You are currently viewing Masjid Agung Demak, Penanda Eksistensi Kasultanan Demak

Masjid Agung Demak, Penanda Eksistensi Kasultanan Demak

Masjid Agung Demak merupakan salah satu bangunan Cagar Budaya yang mempunyai nilai historis yang sangat penting bagi perkembangan seni bangunan di Indonesia dari masa ke masa. Masjid Agung Demak mewakili corak seni bangunan yang khas bagi sejarah seni  bangunan Islam di Indonesia. Bahkan akhirnya corak bangunan Masjid Agung Demak menjadi contoh atau diadopsi oleh bangunan-bangunan masjid pada masa berikutnya.

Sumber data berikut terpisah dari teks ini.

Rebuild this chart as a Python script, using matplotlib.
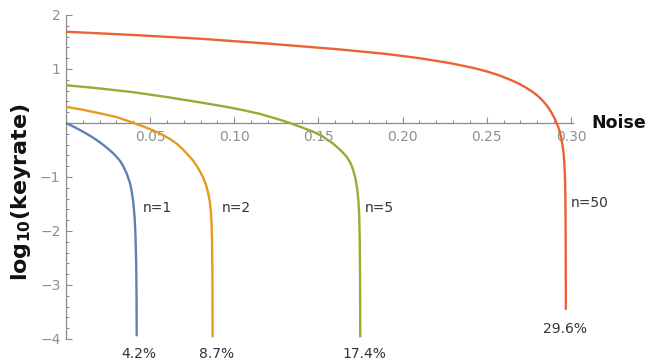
import matplotlib
matplotlib.use("Agg")
import matplotlib.pyplot as plt
from matplotlib.ticker import MultipleLocator, FixedLocator

# Noise level vs log10 of the key rate, for several values of n
noise_n1 = [0.0, 0.004, 0.008, 0.012, 0.016, 0.020, 0.024, 0.028, 0.031, 0.0325,
            0.034, 0.036, 0.038, 0.039, 0.040, 0.0408, 0.0413, 0.0417, 0.0419, 0.0420]
rate_n1 = [0.0, -0.06, -0.125, -0.195, -0.27, -0.355, -0.45, -0.56, -0.66, -0.72,
           -0.80, -0.93, -1.11, -1.26, -1.47, -1.76, -2.10, -2.60, -3.20, -3.95]

noise_n2 = [0.0, 0.010, 0.020, 0.030, 0.038, 0.046, 0.052, 0.0575, 0.062, 0.066,
            0.0695, 0.0725, 0.0756, 0.0780, 0.0800, 0.0815, 0.0830, 0.0845, 0.0855,
            0.0861, 0.0865, 0.0868, 0.0870, 0.0871]
rate_n2 = [0.30, 0.245, 0.18, 0.11, 0.025, -0.065, -0.14, -0.22, -0.30, -0.39,
           -0.49, -0.59, -0.70, -0.81, -0.92, -1.01, -1.13, -1.30, -1.47,
           -1.65, -1.88, -2.25, -2.90, -3.97]

noise_n5 = [0.0, 0.020, 0.040, 0.060, 0.080, 0.095, 0.105, 0.115, 0.125, 0.133,
            0.140, 0.146, 0.152, 0.1586, 0.1630, 0.1666, 0.1690, 0.1705, 0.1720,
            0.1730, 0.1737, 0.1742, 0.1745, 0.1747, 0.1748]
rate_n5 = [0.70, 0.64, 0.57, 0.48, 0.38, 0.30, 0.24, 0.17, 0.08, 0.0,
           -0.08, -0.15, -0.24, -0.38, -0.50, -0.62, -0.74, -0.86, -1.03,
           -1.22, -1.44, -1.72, -2.15, -2.90, -3.97]

noise_n50 = [0.0, 0.040, 0.080, 0.120, 0.160, 0.190, 0.210, 0.228, 0.242, 0.250,
             0.2576, 0.264, 0.269, 0.273, 0.277, 0.280, 0.283, 0.2855, 0.2875,
             0.289, 0.2905, 0.2915, 0.2925, 0.2935, 0.2943, 0.2950, 0.2956, 0.2960,
             0.2963, 0.2965, 0.2967, 0.2968, 0.2969, 0.29695]
rate_n50 = [1.69, 1.63, 1.56, 1.47, 1.37, 1.28, 1.20, 1.11, 1.02, 0.955,
            0.88, 0.80, 0.73, 0.66, 0.58, 0.51, 0.42, 0.33, 0.24,
            0.16, 0.07, 0.0, -0.08, -0.18, -0.29, -0.42, -0.56, -0.72,
            -0.90, -1.10, -1.45, -1.90, -2.70, -3.46]

curve_labels = ["n=1", "n=2", "n=5", "n=50"]
threshold_labels = ["4.2%", "8.7%", "17.4%", "29.6%"]
x_tick_values = [0.05, 0.10, 0.15, 0.20, 0.25, 0.30]
x_tick_labels = ["0.05", "0.10", "0.15", "0.20", "0.25", "0.30"]
y_tick_values = [-4, -3, -2, -1, 1, 2]
y_tick_labels = ["\u22124", "\u22123", "\u22122", "\u22121", "1", "2"]

colors = ["#5E81B5", "#E19C24", "#8FB032", "#EB6235"]
axis_gray = "#8c8c8c"

fig = plt.figure(figsize=(6.48, 3.64), dpi=100)
ax = fig.add_axes([66 / 648, 1 - 339 / 364, (573 - 66) / 648, (339 - 15) / 364])

series = [(noise_n1, rate_n1), (noise_n2, rate_n2), (noise_n5, rate_n5), (noise_n50, rate_n50)]
for (xs, ys), c in zip(series, colors):
    ax.plot(xs, ys, color=c, lw=1.7, solid_capstyle="butt", solid_joinstyle="round",
            zorder=3)

ax.set_xlim(0, 0.3012)
ax.set_ylim(-4, 2)

# Axes crossing at the origin
for side in ("top", "right"):
    ax.spines[side].set_visible(False)
ax.spines["bottom"].set_position(("data", 0))
ax.spines["left"].set_position(("data", 0))
for side in ("bottom", "left"):
    ax.spines[side].set_color(axis_gray)
    ax.spines[side].set_linewidth(0.9)

ax.xaxis.set_major_locator(FixedLocator(x_tick_values))
ax.set_xticklabels(x_tick_labels)
ax.xaxis.set_minor_locator(MultipleLocator(0.01))
ax.yaxis.set_major_locator(FixedLocator(y_tick_values))
ax.set_yticklabels(y_tick_labels)
ax.yaxis.set_minor_locator(MultipleLocator(0.2))

ax.tick_params(axis="both", which="major", direction="in", length=4.5, width=0.8,
               color=axis_gray, labelcolor="#8f8f8f", labelsize=10)
ax.tick_params(axis="both", which="minor", direction="in", length=2.5, width=0.7,
               color=axis_gray)
ax.tick_params(axis="x", which="major", pad=5)
ax.tick_params(axis="y", which="major", pad=4)

# Curve names and threshold percentages
name_pos = [(0.0455, -1.57), (0.0925, -1.57), (0.1775, -1.57), (0.3000, -1.48)]
for (x, y), txt in zip(name_pos, curve_labels):
    ax.text(x, y, txt, color="#333333", fontsize=10, ha="left", va="center")

pct_pos = [(0.0435, -4.28), (0.0895, -4.28), (0.1770, -4.28), (0.2962, -3.82)]
for (x, y), txt in zip(pct_pos, threshold_labels):
    ax.text(x, y, txt, color="#333333", fontsize=10, ha="center", va="center",
            clip_on=False)

fig.text(591 / 648, 1 - 123 / 364, "Noise", fontsize=12.5, fontweight="bold",
         ha="left", va="center", color="#111111")
fig.text(21 / 648, 1 - 192 / 364, r"log$_{\mathbf{10}}$(keyrate)", fontsize=16,
         fontweight="bold", rotation=90, ha="center", va="center", color="#111111")

fig.savefig("out.png", dpi=100)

Masjid Agung Demak berdiri di pusat kota Demak yang berjarak kurang lebih 27 kilometer dari kota Semarang. Kota Demak berada di dataran  rendah yaitu kurang lebih 2,20 meter diatas permukaan laut.  Suhu rata-rata di daerah ini adalah 22°-35°  dengan kelembaban 50-100 %.

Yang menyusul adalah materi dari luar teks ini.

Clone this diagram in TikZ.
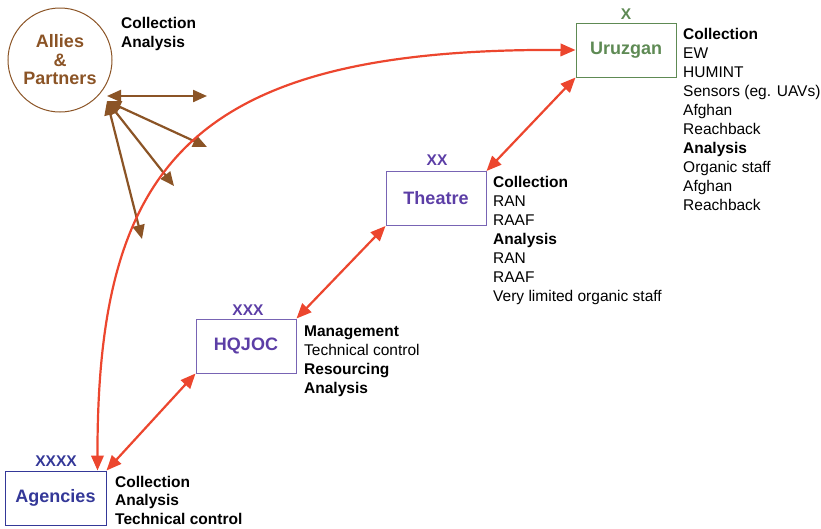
\documentclass[tikz,border=0pt]{standalone}
\usepackage{fontspec}
\setmainfont{Liberation Sans}
\usetikzlibrary{arrows.meta}
\definecolor{allybrown}{RGB}{139,84,38}
\definecolor{urugreen}{RGB}{94,138,84}
\definecolor{thpurple}{RGB}{92,62,166}
\definecolor{thborder}{RGB}{120,100,180}
\definecolor{agblue}{RGB}{52,56,152}
\definecolor{linkred}{RGB}{236,70,46}
\begin{document}
\begin{tikzpicture}[x=1pt,y=-1pt,
  box/.style={draw, line width=1pt, minimum width=100pt, minimum height=54pt, inner sep=0pt,
    font=\fontsize{18}{19}\selectfont\bfseries},
  rank/.style={inner sep=0pt, font=\fontsize{15.5}{16}\selectfont\bfseries},
  list/.style={anchor=north west, align=left, inner sep=0pt, font=\fontsize{15.5}{19}\selectfont},
  redarrow/.style={draw=linkred, line width=2.2pt, {Triangle[length=15pt,width=12.5pt]}-{Triangle[length=15pt,width=12.5pt]}},
  brownarrow/.style={draw=allybrown, line width=2.2pt, {Triangle[length=14pt,width=12pt]}-{Triangle[length=14pt,width=12pt]}}
]
\useasboundingbox (0,0) rectangle (821,528);

% Allies & Partners
\node[circle, draw=allybrown, line width=1pt, minimum size=104pt, inner sep=0pt, align=center,
  text=allybrown, font=\fontsize{18}{18.5}\selectfont\bfseries] (allies) at (60,60) {Allies\\\&\\Partners};
\node[list, font=\fontsize{15.5}{19}\selectfont\bfseries] (allieslist) at (121,17.5) {Collection\\Analysis};

% boxes
\node[box, draw=urugreen, text=urugreen] (uru) at (626,50) {Uruzgan};
\node[rank, text=urugreen] (uruR) at (626,14) {X};
\node[box, draw=thborder, text=thpurple] (theatre) at (436,198.5) {Theatre};
\node[rank, text=thpurple] (theatreR) at (437,160) {XX};
\node[box, draw=thborder, text=thpurple] (hqjoc) at (246,346) {HQJOC};
\node[rank, text=thpurple] (hqjocR) at (248,310) {XXX};
\node[box, draw=agblue, text=agblue, minimum width=101pt] (agencies) at (55.5,498) {Agencies};
\node[rank, text=agblue] (agenciesR) at (56,461) {XXXX};

% lists
\node[list] (urulist) at (683,28) {\textbf{Collection}\\EW\\HUMINT\\Sensors (eg. UAVs)\\Afghan\\Reachback\\\textbf{Analysis}\\Organic staff\\Afghan\\Reachback};
\node[list] (thlist) at (493,176) {\textbf{Collection}\\RAN\\RAAF\\\textbf{Analysis}\\RAN\\RAAF\\Very limited organic staff};
\node[list] (hqlist) at (304,326) {\textbf{Management}\\Technical control\\\textbf{Resourcing}\\\textbf{Analysis}};
\node[list, font=\fontsize{15.5}{18.5}\selectfont\bfseries] (aglist) at (115,476) {Collection\\Analysis\\Technical control};

% brown arrows
\coordinate (hub) at (107,101);
\coordinate (hubh) at (107,96);
\coordinate (b1) at (207,96);
\coordinate (b2) at (207,147);
\coordinate (b3) at (174,186);
\coordinate (b4) at (142,239);
\draw[brownarrow] (hubh) -- (b1);
\draw[brownarrow] (hub) -- (b2);
\draw[brownarrow] (hub) -- (b3);
\draw[brownarrow] (hub) -- (b4);

% red links
\draw[redarrow] (agencies.north east) -- (hqjoc.south west);
\draw[redarrow] (hqjoc.north east) -- (theatre.south west);
\draw[redarrow] (theatre.north east) -- (uru.south west);
\draw[redarrow] ([xshift=-9pt]agencies.north east) .. controls (97,165) and (190,48) .. (uru.west);
\end{tikzpicture}
\end{document}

Masjid Agung Demak masuk dalam masjid Jami yang mempunyai kedudukan formal sebagai masjid negara Kasultanan Demak pada masanya. Hal ini dapat dilihat dari letak Masjid Agung yang berada di Civics Centre yakni disebelah alun-alun. Masjid ini juga terletak di Kampung Kauman yaitu daerah dimana tinggal para alim ulama.

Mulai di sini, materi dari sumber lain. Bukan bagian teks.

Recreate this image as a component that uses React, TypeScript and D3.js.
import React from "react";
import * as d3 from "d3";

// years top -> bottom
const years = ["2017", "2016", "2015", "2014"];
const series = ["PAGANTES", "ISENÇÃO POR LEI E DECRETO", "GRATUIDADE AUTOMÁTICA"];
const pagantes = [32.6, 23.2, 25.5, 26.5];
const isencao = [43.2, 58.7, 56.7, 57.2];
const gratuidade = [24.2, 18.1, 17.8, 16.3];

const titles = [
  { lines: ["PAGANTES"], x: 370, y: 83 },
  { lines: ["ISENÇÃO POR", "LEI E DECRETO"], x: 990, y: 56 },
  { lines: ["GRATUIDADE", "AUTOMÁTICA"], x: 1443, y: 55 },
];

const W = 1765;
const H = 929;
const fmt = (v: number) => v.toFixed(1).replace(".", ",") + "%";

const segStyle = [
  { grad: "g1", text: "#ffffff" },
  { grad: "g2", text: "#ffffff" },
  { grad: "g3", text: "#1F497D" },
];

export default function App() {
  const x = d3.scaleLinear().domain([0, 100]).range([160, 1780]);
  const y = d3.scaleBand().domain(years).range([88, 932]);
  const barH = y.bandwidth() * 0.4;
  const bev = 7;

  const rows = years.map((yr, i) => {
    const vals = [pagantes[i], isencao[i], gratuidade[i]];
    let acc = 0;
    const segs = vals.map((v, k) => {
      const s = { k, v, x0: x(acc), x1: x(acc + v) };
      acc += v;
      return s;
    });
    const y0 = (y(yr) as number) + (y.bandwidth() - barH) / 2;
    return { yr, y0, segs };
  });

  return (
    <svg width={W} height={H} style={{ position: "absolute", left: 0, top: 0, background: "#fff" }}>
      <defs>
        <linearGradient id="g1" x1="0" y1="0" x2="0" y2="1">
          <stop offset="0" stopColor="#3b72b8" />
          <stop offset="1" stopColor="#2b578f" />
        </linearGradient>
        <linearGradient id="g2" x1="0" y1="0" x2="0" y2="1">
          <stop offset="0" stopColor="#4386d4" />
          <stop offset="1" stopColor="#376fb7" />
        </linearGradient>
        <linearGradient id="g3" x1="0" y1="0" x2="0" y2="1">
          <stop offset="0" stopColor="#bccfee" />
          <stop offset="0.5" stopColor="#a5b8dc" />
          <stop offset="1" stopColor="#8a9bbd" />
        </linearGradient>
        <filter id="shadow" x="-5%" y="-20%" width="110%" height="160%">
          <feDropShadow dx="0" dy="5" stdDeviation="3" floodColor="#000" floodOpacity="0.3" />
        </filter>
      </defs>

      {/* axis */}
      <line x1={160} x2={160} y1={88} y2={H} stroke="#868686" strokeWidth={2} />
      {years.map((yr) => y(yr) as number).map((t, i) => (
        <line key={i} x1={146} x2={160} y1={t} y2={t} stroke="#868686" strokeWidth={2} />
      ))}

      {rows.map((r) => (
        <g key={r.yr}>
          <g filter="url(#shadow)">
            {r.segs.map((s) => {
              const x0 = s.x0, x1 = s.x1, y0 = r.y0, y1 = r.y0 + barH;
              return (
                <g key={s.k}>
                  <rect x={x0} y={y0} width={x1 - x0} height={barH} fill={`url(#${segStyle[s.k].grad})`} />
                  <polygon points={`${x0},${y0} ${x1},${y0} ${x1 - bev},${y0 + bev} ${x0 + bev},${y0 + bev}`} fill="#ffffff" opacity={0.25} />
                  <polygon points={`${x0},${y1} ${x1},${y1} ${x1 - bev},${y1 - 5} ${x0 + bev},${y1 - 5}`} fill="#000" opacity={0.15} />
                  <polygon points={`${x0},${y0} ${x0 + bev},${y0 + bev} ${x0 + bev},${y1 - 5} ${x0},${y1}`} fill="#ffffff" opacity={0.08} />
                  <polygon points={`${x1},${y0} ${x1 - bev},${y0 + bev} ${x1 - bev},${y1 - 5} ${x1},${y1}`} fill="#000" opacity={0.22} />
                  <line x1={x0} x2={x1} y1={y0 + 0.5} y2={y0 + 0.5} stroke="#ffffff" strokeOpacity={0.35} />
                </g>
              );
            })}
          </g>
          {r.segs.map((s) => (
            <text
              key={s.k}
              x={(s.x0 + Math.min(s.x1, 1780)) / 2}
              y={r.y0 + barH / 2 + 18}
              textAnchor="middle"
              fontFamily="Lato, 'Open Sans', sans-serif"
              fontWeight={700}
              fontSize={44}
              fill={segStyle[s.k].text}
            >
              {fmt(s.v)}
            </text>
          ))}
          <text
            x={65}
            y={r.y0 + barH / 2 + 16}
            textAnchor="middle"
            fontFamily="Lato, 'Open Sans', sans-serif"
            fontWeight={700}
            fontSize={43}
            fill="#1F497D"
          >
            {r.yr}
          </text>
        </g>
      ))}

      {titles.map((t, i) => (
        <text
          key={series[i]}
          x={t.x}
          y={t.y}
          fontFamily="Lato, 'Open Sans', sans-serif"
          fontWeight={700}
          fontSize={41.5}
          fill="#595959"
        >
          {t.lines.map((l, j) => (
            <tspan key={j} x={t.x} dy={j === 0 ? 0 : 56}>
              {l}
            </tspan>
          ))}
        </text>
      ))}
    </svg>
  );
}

Masjid Agung Demak berdiri erat kaitannya dengan keberadaan Kesultanan Demak yaitu kerajaan Islam pertama di Pulau Jawa. Demak berdiri setelah kerajaan Majapahit runtuh karena pertentangan keluarga yang berlarut-larut. Pada abad ke 15 seorang adipati Majapahit yang berkedudukan di Demak dan memeluk agama  Islam, Raden Patah secara terang-terangan melepaskan diri dari Kerajaan Majapahit dengan bantuan penguasa-penguasa pesisir yakni Tuban dan Gresik.

Raden Patah merupakan penguasa Demak pertama yang berguru kepada Sunan Ampel di Surabaya. Penguasa kedua adalah Pangeran Sabrang Lor, sedangkan penguasa ketiga adalah Sultan Trenggono.  Satu-satunya bangunan yang  masih tersisa dari Kesultanan Demak ini adalah Masjid Agung Demak.

Mengenai tahun berdirinya masjid Agung Demak sampai saat ini belum dapat diketahui  secara pasti. Beberapa  ahli menafsirkan angka tahun berdirinya Masjid Agung Demak berdasarkan sengkalan memet, prasasti dan petunjuk-petunjuk lain.

  1. Hiasan “pintu bledeg” , yakni hiasan yang terdapat di pintu utama Masjid Agung Demak ditafsirkan sebagai sengkalan memet yang berbunyi “naga mulat salira wani” berarti tahun 1388 Saka atau 1466 Masehi.
  2. Hiasan kura-kura yang terdapat di dinding barat Mihrab ditafsir sengkalan memet yang menjukkan angka tahun 1401 atau 1479 Masehi.
  3. Sebuah prasasti yang terdapat di atas pintu masjid bagia dalam berbunyi “handegipun masjid yasanipun para wali, nalika dinten kemis kliwon malem jumu’ah legi tanggal 1 dulkidah tahun 1428”. Prasasti berhuruf dan berbahasa Jawa tersebut menunjukkan tahun berdirinya masjid Agung Demak pada tahun 1428 Jawa yang berarti tahun 1506 Masehi.